Pretty much anywhere I go in the region that I live, people will react to me saying that I’m going to be a scientist with this: “Of course, you have to be smart if you’re a scientist.”

This is the refrain that I hear all too often amongst my friends. While I’m getting my physics degree, they’re busy becoming nurses, learning the trade of construction, or looking to work in agriculture. They all have different lives, yet they all seem to agree that being a scientist requires you to be smart in a way that the others don’t.

As you may have imagined, I wholeheartedly disagree with this.
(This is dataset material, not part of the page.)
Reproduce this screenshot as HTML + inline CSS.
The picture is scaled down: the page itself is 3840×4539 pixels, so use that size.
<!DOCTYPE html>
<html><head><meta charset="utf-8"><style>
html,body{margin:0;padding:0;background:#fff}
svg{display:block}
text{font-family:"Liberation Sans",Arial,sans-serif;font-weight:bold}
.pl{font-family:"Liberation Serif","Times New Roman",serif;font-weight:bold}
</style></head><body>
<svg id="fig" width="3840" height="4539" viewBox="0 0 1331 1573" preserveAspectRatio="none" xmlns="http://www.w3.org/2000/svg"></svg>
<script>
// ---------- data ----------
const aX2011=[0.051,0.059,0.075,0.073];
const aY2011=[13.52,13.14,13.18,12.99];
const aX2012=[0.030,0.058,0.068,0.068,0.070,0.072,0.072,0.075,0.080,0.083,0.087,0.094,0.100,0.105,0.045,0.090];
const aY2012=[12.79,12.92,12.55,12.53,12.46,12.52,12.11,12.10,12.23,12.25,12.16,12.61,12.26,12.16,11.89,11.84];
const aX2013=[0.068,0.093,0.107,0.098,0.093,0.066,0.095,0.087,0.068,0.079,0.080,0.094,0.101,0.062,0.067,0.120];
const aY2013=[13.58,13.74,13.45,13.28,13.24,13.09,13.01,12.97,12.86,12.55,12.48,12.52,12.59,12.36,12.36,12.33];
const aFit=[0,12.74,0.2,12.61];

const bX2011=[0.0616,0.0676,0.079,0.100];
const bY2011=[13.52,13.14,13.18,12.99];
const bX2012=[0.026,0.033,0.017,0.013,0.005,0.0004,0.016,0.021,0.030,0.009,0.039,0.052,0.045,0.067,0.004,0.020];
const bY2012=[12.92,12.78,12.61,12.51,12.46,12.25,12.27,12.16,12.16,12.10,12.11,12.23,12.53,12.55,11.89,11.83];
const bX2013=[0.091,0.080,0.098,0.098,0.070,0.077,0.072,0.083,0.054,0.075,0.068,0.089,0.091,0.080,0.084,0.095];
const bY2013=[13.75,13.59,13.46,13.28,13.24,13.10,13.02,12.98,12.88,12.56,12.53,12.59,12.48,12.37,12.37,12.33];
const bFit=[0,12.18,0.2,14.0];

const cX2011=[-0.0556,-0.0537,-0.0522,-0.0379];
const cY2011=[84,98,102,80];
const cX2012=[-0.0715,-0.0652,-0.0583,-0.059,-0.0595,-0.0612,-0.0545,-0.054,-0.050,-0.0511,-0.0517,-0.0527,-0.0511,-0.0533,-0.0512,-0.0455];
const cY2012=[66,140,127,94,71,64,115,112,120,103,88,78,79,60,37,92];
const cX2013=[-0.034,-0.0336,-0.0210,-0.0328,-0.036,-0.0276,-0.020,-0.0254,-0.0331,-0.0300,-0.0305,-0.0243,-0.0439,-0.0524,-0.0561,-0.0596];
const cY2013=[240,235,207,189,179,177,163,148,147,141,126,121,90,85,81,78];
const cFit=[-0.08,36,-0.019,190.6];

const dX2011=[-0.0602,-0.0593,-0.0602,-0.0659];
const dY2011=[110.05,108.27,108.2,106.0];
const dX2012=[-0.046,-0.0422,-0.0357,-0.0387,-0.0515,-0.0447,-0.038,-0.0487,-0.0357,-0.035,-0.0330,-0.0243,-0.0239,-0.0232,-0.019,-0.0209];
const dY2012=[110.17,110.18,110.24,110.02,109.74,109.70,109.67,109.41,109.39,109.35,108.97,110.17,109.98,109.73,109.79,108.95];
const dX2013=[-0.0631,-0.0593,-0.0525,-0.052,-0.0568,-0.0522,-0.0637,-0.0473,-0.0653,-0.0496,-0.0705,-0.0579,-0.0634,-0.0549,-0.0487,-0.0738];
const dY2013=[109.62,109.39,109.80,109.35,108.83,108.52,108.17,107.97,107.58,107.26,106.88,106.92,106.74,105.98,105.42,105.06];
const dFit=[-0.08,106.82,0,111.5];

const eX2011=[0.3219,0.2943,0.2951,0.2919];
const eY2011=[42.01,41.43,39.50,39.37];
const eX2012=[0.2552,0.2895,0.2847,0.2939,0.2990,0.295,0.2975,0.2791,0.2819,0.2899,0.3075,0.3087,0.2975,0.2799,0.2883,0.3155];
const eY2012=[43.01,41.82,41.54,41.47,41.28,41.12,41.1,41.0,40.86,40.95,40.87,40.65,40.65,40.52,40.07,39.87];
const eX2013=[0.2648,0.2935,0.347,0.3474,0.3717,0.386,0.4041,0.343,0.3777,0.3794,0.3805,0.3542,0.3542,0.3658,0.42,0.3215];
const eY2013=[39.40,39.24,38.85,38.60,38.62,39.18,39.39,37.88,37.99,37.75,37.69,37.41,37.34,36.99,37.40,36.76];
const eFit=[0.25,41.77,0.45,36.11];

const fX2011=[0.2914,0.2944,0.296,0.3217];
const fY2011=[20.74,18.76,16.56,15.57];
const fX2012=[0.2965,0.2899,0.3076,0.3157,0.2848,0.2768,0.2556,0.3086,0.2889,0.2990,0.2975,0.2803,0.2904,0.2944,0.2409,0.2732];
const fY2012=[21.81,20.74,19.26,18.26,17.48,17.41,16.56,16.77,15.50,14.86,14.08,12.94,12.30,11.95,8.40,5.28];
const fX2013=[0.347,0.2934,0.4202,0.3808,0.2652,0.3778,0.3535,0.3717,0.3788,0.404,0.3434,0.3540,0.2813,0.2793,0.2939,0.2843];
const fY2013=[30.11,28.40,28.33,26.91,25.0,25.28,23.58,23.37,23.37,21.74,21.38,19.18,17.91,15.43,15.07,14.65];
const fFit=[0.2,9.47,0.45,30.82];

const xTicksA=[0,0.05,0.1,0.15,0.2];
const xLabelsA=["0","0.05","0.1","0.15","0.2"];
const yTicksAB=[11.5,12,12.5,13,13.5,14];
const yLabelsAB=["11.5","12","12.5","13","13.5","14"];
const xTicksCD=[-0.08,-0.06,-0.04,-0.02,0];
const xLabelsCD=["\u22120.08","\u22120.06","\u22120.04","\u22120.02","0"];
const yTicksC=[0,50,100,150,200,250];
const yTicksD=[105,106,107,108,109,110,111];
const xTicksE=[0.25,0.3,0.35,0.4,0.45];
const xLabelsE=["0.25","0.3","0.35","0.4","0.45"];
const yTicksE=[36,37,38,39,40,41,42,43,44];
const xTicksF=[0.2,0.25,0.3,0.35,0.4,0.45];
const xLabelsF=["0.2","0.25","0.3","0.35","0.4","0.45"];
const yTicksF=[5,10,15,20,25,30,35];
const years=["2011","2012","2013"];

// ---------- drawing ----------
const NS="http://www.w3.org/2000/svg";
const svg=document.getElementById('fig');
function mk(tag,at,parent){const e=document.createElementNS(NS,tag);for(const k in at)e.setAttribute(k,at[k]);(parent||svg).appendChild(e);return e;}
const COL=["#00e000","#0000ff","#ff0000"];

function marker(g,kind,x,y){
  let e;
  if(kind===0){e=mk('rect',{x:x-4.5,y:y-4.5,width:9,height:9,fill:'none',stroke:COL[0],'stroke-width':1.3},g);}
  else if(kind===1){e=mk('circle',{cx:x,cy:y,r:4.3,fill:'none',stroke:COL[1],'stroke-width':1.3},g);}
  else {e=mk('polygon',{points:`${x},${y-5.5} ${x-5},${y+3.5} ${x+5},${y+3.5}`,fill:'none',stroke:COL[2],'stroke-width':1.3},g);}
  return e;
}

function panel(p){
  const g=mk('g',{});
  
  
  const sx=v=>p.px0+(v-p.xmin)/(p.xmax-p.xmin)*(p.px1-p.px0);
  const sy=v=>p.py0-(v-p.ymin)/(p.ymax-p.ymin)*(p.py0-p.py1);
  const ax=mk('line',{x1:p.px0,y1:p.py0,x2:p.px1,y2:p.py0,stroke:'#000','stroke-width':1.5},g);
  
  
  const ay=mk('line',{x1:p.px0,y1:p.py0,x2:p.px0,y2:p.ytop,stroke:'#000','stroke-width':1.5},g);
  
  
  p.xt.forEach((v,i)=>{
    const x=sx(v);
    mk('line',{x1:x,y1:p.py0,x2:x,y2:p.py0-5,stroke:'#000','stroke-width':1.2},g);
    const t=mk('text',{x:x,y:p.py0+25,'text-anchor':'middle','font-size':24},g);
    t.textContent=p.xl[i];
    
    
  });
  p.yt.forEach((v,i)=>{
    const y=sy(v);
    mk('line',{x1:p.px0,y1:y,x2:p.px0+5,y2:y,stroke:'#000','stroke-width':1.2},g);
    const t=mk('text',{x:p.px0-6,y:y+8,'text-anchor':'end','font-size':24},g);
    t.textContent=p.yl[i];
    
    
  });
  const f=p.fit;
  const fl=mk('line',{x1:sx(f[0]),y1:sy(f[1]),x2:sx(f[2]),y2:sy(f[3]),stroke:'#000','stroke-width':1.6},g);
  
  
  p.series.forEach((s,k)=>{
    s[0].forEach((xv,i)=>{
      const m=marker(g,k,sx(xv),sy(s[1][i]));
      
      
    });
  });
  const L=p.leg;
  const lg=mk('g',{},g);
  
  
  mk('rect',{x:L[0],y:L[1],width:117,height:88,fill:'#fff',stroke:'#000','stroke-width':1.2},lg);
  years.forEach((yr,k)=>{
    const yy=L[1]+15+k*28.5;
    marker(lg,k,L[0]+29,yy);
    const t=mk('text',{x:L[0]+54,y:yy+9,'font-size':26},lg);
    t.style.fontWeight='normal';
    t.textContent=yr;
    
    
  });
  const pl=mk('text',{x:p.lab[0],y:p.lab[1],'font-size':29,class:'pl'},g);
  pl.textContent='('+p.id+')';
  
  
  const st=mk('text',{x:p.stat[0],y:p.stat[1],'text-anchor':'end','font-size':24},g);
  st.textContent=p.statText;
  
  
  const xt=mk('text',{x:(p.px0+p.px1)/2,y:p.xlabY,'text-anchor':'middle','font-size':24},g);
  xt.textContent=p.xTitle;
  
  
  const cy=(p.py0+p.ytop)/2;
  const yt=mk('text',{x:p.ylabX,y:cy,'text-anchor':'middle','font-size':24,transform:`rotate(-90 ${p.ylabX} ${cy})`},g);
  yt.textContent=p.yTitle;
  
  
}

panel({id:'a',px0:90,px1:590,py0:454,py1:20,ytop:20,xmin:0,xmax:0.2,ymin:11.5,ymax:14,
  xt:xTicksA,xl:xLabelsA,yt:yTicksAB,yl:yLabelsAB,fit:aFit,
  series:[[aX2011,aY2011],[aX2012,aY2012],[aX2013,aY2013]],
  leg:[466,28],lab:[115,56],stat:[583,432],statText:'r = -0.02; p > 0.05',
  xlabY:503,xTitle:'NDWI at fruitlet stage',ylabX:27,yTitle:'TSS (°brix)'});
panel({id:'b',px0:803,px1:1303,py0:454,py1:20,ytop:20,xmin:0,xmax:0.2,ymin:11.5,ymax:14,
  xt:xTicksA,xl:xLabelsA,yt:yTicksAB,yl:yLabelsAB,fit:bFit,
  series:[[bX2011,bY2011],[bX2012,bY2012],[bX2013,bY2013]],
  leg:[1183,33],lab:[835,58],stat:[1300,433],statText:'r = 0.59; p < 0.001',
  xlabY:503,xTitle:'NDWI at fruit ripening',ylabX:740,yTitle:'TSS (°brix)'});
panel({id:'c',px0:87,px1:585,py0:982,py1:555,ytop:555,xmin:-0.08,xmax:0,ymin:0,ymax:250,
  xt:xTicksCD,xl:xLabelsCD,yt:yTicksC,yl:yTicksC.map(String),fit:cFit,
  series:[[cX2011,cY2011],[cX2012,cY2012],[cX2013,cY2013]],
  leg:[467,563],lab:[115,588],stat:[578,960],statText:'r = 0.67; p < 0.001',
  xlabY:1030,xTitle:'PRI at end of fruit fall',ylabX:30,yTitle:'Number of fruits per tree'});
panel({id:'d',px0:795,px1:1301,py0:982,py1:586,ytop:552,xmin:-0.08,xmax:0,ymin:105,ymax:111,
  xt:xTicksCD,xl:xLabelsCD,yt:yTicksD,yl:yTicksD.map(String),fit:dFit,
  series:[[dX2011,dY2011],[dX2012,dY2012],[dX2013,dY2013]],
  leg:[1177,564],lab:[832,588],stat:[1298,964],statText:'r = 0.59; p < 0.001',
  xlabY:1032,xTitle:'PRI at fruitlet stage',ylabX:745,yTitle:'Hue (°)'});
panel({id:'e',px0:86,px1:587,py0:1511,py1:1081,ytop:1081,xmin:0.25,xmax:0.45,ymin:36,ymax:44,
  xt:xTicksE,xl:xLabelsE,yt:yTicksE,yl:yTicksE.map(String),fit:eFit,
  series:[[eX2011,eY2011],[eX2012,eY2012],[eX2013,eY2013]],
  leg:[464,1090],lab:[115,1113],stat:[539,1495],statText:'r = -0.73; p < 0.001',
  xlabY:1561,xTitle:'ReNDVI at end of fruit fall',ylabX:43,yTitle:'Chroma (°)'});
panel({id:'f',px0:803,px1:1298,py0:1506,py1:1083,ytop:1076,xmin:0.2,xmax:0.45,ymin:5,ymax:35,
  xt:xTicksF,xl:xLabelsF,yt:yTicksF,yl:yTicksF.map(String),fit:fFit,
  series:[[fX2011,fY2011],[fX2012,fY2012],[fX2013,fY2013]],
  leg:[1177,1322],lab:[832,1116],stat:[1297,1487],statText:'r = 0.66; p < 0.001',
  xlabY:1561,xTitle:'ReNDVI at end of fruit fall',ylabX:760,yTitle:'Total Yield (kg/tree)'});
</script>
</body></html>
We assume a hierarchy of information, as if some information is more important than others. Or rather, understanding the information is only available to those who are intelligent. While this can be reasonably accepted, actually classifying said knowledge is more than a little difficult. It’s frankly a ridiculous proposition, and creates this implicit agreement where being a scientist means you’re smarter than the rest of the population. This isn’t true, and diminishes the way we think of other professions, because, if being a scientist or doctor requires you to be amazingly smart, it implies the reverse for other careers.

But this is simply not true. If it were so, then being smart would automatically mean you’d be a scientist or thereabouts. Why can’t we have incredibly intelligent people in other domains of life? If I were to go on a farm, I’d know little about what is actually happening there, yet many of my friends could explain this with ease. Learning about science and mathematics hasn’t helped me in that regard.

It’s the same story for many other walks of life. I don’t know much about law, history, or even literature. I doubt people would call me stupid because of this since I’m educated in science, but these other areas of life can be just as vital to humanity (and even more) than a lot of science. And I can guarantee you that there are plenty of smart people in those domains. Being smart does not necessarily equal being good at mathematics or science.

What I hope for is a larger acceptance of being smart. There are incredibly smart people who don’t need to be involved in mathematics or science, and that’s perfectly fine. If all the intelligent people group up into one domain, what’s going to happen to the others?

As many people have said before me, the idea of “multiple intelligences” seems to be correct. People can be incredibly smart in different aspects of their lives, which ultimately translates to being good at different things.

Let’s push back on classifying someone that does science as smart, as if anything else means one is not.